GIVEN INFORMATION:
* START *

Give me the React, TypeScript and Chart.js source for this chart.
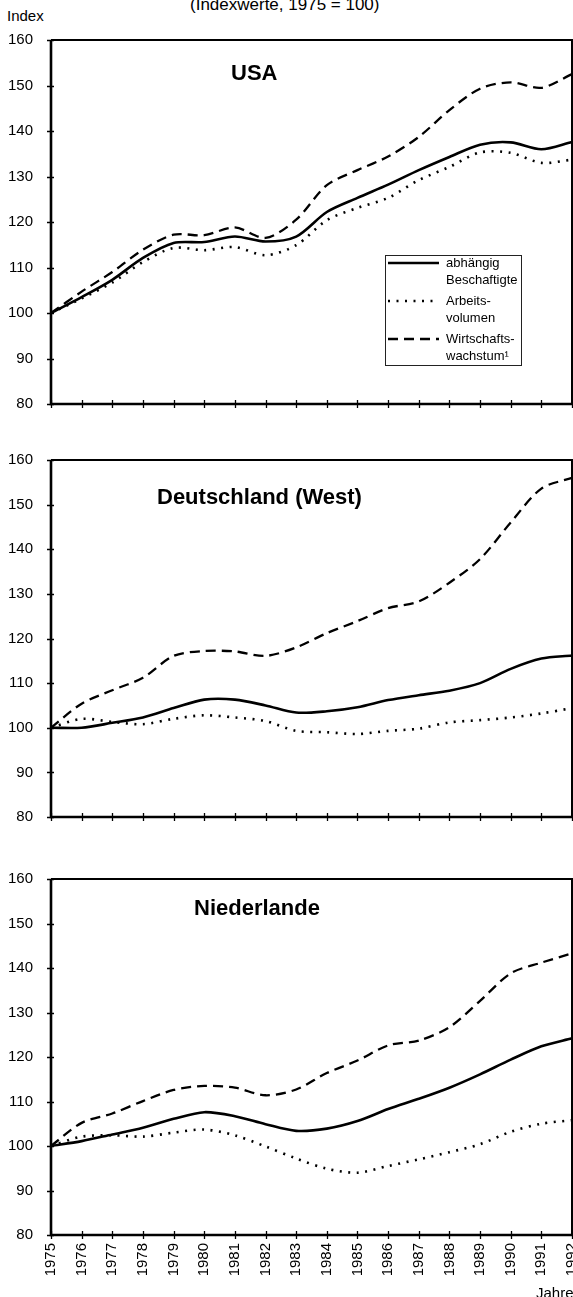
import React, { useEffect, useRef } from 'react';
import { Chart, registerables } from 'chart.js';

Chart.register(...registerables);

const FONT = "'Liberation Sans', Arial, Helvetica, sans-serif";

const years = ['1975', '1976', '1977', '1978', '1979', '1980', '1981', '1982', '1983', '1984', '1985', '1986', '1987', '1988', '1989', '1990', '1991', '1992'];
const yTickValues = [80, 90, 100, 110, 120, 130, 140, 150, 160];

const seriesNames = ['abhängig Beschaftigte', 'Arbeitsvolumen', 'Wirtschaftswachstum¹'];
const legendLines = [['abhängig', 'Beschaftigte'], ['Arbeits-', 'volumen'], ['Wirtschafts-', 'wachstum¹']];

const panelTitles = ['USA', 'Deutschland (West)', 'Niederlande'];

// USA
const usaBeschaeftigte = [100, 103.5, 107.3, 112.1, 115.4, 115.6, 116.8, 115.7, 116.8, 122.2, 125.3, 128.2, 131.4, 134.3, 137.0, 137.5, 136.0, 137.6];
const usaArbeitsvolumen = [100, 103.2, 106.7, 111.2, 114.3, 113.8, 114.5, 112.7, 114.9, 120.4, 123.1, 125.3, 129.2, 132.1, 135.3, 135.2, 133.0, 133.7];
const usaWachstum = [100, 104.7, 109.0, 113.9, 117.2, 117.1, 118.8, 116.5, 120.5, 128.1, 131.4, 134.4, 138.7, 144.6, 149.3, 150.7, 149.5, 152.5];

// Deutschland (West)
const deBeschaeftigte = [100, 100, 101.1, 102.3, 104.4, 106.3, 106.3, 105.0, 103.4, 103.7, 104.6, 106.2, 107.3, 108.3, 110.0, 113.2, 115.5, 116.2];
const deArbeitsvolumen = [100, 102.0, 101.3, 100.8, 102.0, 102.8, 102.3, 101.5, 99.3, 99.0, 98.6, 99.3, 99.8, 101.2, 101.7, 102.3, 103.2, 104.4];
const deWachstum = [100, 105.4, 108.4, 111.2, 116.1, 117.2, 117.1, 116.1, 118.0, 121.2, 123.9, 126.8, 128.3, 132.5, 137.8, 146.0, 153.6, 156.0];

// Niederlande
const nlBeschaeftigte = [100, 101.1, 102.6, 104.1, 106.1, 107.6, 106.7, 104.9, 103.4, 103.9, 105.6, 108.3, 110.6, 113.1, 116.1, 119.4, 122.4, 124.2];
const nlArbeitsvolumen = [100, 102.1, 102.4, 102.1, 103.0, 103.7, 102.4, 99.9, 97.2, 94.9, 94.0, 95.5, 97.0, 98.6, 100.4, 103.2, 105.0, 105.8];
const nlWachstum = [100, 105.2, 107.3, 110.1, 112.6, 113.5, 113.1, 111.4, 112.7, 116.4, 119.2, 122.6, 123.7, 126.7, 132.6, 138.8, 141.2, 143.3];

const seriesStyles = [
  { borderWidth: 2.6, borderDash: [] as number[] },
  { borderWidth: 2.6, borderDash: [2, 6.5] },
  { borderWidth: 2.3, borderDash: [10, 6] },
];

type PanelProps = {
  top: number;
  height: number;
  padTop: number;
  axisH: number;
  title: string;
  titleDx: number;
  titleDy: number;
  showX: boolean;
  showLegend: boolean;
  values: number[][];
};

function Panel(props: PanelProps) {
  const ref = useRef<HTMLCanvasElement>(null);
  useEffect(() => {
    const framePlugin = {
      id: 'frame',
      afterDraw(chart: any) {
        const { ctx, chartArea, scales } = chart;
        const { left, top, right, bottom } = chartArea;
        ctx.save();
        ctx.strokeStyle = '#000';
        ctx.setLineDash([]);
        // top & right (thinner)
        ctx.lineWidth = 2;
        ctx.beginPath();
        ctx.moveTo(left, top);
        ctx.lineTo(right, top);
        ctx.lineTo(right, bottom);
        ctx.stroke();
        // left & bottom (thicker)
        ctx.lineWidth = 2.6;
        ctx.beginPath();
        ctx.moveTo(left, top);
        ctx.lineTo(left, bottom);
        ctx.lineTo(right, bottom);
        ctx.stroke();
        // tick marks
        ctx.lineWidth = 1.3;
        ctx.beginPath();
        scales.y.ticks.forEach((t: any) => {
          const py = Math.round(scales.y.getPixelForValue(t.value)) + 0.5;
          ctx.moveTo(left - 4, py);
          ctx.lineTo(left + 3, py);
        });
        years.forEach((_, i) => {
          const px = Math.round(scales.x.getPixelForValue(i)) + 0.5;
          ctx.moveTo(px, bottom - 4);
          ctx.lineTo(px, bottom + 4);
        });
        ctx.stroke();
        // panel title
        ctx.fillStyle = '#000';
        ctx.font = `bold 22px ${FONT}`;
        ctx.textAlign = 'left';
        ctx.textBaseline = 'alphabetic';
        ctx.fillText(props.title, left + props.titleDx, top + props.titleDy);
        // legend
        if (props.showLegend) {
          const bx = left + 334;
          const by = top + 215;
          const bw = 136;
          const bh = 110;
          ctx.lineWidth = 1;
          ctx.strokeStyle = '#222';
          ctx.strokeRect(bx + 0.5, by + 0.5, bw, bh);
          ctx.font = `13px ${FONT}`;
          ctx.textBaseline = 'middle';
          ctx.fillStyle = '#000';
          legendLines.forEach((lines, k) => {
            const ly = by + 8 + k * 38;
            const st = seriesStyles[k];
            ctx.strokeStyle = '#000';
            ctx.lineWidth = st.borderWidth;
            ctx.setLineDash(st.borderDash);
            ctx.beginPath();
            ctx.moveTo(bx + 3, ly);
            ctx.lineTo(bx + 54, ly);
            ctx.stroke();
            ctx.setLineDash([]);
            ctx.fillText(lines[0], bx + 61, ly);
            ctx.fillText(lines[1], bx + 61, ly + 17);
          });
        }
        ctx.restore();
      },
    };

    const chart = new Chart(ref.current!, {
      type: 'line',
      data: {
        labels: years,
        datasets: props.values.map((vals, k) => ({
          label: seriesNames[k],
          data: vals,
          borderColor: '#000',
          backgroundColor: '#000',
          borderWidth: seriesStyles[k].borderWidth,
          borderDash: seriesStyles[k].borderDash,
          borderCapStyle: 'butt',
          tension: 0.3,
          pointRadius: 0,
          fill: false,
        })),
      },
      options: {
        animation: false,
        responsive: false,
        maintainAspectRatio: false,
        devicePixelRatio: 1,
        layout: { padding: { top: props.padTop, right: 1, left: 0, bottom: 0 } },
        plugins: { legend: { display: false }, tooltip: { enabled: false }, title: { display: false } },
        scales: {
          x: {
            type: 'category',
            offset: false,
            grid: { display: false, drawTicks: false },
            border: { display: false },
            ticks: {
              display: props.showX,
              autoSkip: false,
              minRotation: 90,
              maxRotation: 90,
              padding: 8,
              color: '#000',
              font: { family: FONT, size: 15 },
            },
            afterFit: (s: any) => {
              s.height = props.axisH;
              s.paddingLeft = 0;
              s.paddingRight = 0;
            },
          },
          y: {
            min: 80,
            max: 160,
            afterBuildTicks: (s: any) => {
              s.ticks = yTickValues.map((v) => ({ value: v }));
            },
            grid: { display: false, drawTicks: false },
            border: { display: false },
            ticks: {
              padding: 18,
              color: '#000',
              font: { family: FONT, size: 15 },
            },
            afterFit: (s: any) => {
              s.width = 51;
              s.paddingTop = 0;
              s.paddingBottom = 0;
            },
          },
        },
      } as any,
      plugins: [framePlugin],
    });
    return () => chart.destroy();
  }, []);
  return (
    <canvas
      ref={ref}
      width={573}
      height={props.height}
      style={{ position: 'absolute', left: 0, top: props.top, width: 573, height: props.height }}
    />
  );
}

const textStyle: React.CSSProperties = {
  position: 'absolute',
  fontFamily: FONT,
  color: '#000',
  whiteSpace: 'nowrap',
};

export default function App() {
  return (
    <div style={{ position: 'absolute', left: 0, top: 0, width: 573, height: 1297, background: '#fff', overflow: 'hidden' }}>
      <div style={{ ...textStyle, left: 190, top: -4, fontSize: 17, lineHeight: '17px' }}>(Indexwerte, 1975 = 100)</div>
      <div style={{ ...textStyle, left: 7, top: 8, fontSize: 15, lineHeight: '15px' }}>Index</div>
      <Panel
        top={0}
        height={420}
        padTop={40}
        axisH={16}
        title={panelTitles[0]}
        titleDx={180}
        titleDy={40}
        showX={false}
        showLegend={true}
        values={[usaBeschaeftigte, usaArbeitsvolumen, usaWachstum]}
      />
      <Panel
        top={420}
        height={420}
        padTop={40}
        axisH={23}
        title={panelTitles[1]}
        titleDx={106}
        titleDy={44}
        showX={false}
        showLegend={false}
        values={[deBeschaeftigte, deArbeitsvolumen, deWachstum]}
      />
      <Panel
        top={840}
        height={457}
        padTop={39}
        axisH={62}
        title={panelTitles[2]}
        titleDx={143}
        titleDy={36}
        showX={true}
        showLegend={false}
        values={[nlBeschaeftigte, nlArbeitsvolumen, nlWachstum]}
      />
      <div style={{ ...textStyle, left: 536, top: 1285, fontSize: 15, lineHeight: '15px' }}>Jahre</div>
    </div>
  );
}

* END *

TASK INSTRUCTIONS: Exactly as they appear, print the lines of the listing above from its first line through the line that contains "140, 150, 160];", minus the pictures.

RESULT OF THIS EXERCISE:
Give me the React, TypeScript and Chart.js source for this chart.
import React, { useEffect, useRef } from 'react';
import { Chart, registerables } from 'chart.js';

Chart.register(...registerables);

const FONT = "'Liberation Sans', Arial, Helvetica, sans-serif";

const years = ['1975', '1976', '1977', '1978', '1979', '1980', '1981', '1982', '1983', '1984', '1985', '1986', '1987', '1988', '1989', '1990', '1991', '1992'];
const yTickValues = [80, 90, 100, 110, 120, 130, 140, 150, 160];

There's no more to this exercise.